Isso é especialmente visível na atual encruzilhada que vive o Rio de Janeiro. O Rio pode não ser mais a capital do país, mas ganhou um novo e incômodo protagonismo: o de emblema maior, de cidade-marca da nova inserção internacional do Brasil. Digo que esse protagonismo é incômodo pois ele alimenta a fúria especulativa que assola a cidade. Mas, por outro lado, isso também significa que os dilemas urbanos do Rio tornaram-se uma espécie de metonímia de certas questões nacionais. Não é difícil ver na lógica chantagista que descrevi um eco da retórica nacional-desenvolvimentista, segundo a qual só se colocam duas opções: seguir adiante (custe o que custar), ou perder o bonde.
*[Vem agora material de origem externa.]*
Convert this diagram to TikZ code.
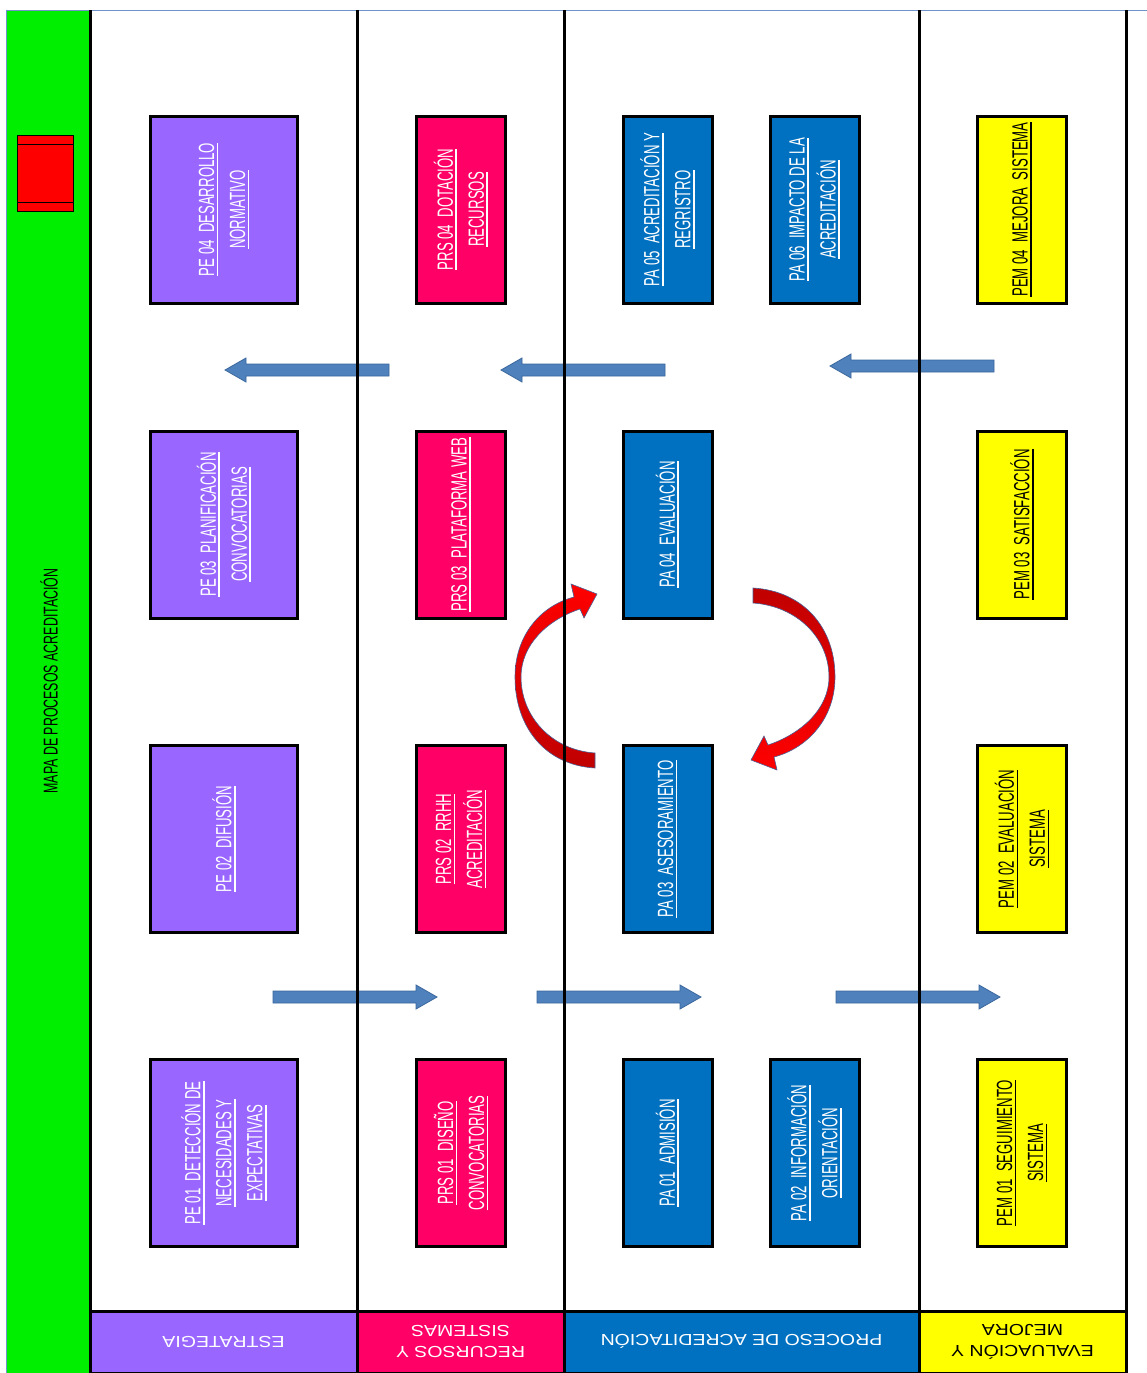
\documentclass[tikz,border=0pt]{standalone}
\usepackage{fontspec}
\setmainfont{Liberation Sans}
\newfontfamily\boxfont[FakeStretch=0.6]{Liberation Sans}
\newfontfamily\titlefont[FakeStretch=0.62]{Liberation Sans}
\newfontfamily\headfont[FakeStretch=1.22]{Liberation Sans}
\usetikzlibrary{calc}

\definecolor{estr}{HTML}{9966FF}
\definecolor{recu}{HTML}{FF0066}
\definecolor{proc}{HTML}{0070C0}
\definecolor{evalu}{HTML}{FFFF00}
\definecolor{mapgreen}{HTML}{00EE00}
\definecolor{flowblue}{HTML}{4F81BD}
\definecolor{flowedge}{HTML}{3A679C}
\definecolor{framefine}{HTML}{6F93C8}
\definecolor{cycdark}{HTML}{C00000}
\definecolor{cycedge}{HTML}{4A5F95}

% underlined line of text (rule a little below the baseline)
\newcommand\lineul[1]{\leavevmode\setbox0=\hbox{#1}\rlap{\vrule width\wd0 height -2.6pt depth 4.3pt}\box0}

\tikzset{
  lane/.style={draw=black, line width=3pt},
  procbox/.style={rectangle, draw=black, line width=3pt, inner sep=0pt, rotate=90,
    minimum width=187, align=center, text=white,
    font=\boxfont\fontsize{22}{31}\selectfont},
  widebox/.style={procbox, minimum height=147},
  narrowbox/.style={procbox, minimum height=89},
  headcell/.style={rectangle, inner sep=0pt, minimum height=61, rotate=180,
    align=center, text=white, font=\headfont\fontsize{16}{21}\selectfont},
  flowshape/.style={fill=flowblue, draw=flowedge, line width=0.8pt},
  cycshape/.style={draw=cycedge, line width=0.6pt},
  pics/flowarrow/.style={code={
    \path[flowshape] (0,-6) -- (143,-6) -- (143,-12) -- (164,0) -- (143,12)
      -- (143,6) -- (0,6) -- cycle;
  }}
}

\begin{document}
\begin{tikzpicture}[x=1pt, y=-1pt]
\useasboundingbox (0,0) rectangle (1147,1373);
\fill[white] (0,0) rectangle (1147,1373);

% title column
\fill[mapgreen] (7,10) rectangle (90,1373);
\draw[framefine, line width=1pt] (6,1373) -- (6,10) -- (1147,10);
\node[font=\titlefont\fontsize{20}{22}\selectfont, rotate=90, inner sep=0pt]
  (title) at (49,681) {MAPA DE PROCESOS ACREDITACIÓN};
\node[draw=black, line width=1.5pt, fill=red, minimum width=56, minimum height=76,
  inner sep=0pt] (icon) at (45.5,173.5) {};
\draw[line width=1.2pt] ($(icon.north west)+(0,10)$) -- ($(icon.north east)+(0,10)$);
\draw[line width=1.2pt] ($(icon.south west)+(0,-10)$) -- ($(icon.south east)+(0,-10)$);

% lane headers
\node[headcell, fill=estr, minimum width=267] (hE) at (223.5,1341.5) {ESTRATEGIA};
\node[headcell, fill=recu, minimum width=207] (hR) at (460.5,1341.5) {RECURSOS Y\\SISTEMAS};
\node[headcell, fill=proc, minimum width=355] (hP) at (741.5,1341.5) {PROCESO DE ACREDITACIÓN};
\node[headcell, fill=evalu, minimum width=207, text=black] (hV) at (1022.5,1341.5) {EVALUACIÓN Y\\MEJORA};

% ESTRATEGIA
\node[widebox, fill=estr] (pe04) at (224,209.5) {\lineul{PE 04\ \ DESARROLLO}\\\lineul{NORMATIVO}};
\node[widebox, fill=estr] (pe03) at (224,524.5) {\lineul{PE 03\ \ PLANIFICACIÓN}\\\lineul{CONVOCATORIAS}};
\node[widebox, fill=estr] (pe02) at (224,839) {\lineul{PE 02\ \ DIFUSIÓN}};
\node[widebox, fill=estr] (pe01) at (224,1153) {\lineul{PE 01\ \ DETECCIÓN DE}\\\lineul{NECESIDADES Y}\\\lineul{EXPECTATIVAS}};

% RECURSOS Y SISTEMAS
\node[narrowbox, fill=recu] (prs04) at (461,209.5) {\lineul{PRS 04\ \ DOTACIÓN}\\\lineul{RECURSOS}};
\node[narrowbox, fill=recu] (prs03) at (461,524.5) {\lineul{PRS 03\ \ PLATAFORMA WEB}};
\node[narrowbox, fill=recu] (prs02) at (461,839) {\lineul{PRS 02\ \ RRHH}\\\lineul{ACREDITACIÓN}};
\node[narrowbox, fill=recu] (prs01) at (461,1153) {\lineul{PRS 01\ \ DISEÑO}\\\lineul{CONVOCATORIAS}};

% PROCESO DE ACREDITACION
\node[narrowbox, fill=proc] (pa05) at (667.5,209.5) {\lineul{PA 05\ \ ACREDITACIÓN Y}\\\lineul{REGRISTRO}};
\node[narrowbox, fill=proc] (pa06) at (814.5,209.5) {\lineul{PA 06\ \ IMPACTO DE LA}\\\lineul{ACREDITACIÓN}};
\node[narrowbox, fill=proc] (pa04) at (667.5,524.5) {\lineul{PA 04\ \ EVALUACIÓN}};
\node[narrowbox, fill=proc] (pa03) at (667.5,839) {\lineul{PA 03\ \ ASESORAMIENTO}};
\node[narrowbox, fill=proc] (pa01) at (667.5,1153) {\lineul{PA 01\ \ ADMISIÓN}};
\node[narrowbox, fill=proc] (pa02) at (814.5,1153) {\lineul{PA 02\ \ INFORMACIÓN}\\\lineul{ORIENTACIÓN}};

% EVALUACION Y MEJORA
\node[narrowbox, fill=evalu, text=black] (pem04) at (1022,209.5) {\lineul{PEM 04\ \ MEJORA\ \ SISTEMA}};
\node[narrowbox, fill=evalu, text=black] (pem03) at (1022,524.5) {\lineul{PEM 03\ \ SATISFACCIÓN}};
\node[narrowbox, fill=evalu, text=black] (pem02) at (1022,839) {\lineul{PEM 02\ \ EVALUACIÓN}\\\lineul{SISTEMA}};
\node[narrowbox, fill=evalu, text=black] (pem01) at (1022,1153) {\lineul{PEM 01\ \ SEGUIMIENTO}\\\lineul{SISTEMA}};

% flow arrows between lanes
\pic[rotate=180] at (389,370) {flowarrow};
\pic[rotate=180] at (665,370) {flowarrow};
\pic[rotate=180] at (994,366) {flowarrow};
\pic at (273,997) {flowarrow};
\pic at (537,997) {flowarrow};
\pic at (836,997) {flowarrow};

% cycle arrows around PA 03 / PA 04
\path[cycshape, top color=red, bottom color=cycdark]
  (595,768) .. controls (545,765) and (515,727) .. (515,677)
  .. controls (515,636) and (540,606) .. (574,597)
  -- (571,584) -- (597,594) -- (584,618) -- (580,609)
  .. controls (547,620) and (521,645) .. (521,677)
  .. controls (521,716) and (551,750) .. (595,753) -- cycle;
\path[cycshape, top color=cycdark, bottom color=red]
  (753,588) .. controls (803,591) and (835,627) .. (835,677)
  .. controls (835,718) and (808,748) .. (774,757)
  -- (777,770) -- (751,760) -- (764,736) -- (768,745)
  .. controls (801,734) and (829,709) .. (829,677)
  .. controls (829,638) and (797,606) .. (753,603) -- cycle;

% lane separators and frame
\draw[lane] (90,1311) -- (1126,1311);
\draw[black, line width=1.5pt] (90,1372.5) -- (1126,1372.5);
\foreach \lx in {90,357,564,919,1126}
  \draw[lane] (\lx,10) -- (\lx,1373);
\end{tikzpicture}
\end{document}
Isso significa que a política municipal, ao contrário do que normalmente se pensa, talvez seja a mais relevante de todas as esferas, especialmente numa cidade como o Rio de Janeiro. É através dela que se pode repensar a relação com a cidade, e é a partir dessa relação que talvez se possa refundar a prática política (não há porque omitir: é esta a razão maior de meu voto em Marcelo Freixo). As notícias dessa semana e seus desdobramentos nos próximos meses são e continuarão sendo um palco da maior importância nesse sentido. Se estes eventos nos apontarem caminhos que escapem à lógica da chantagem, o atual momento crítico que a Bhering atravessa terá sido de longe o mais importante de sua história.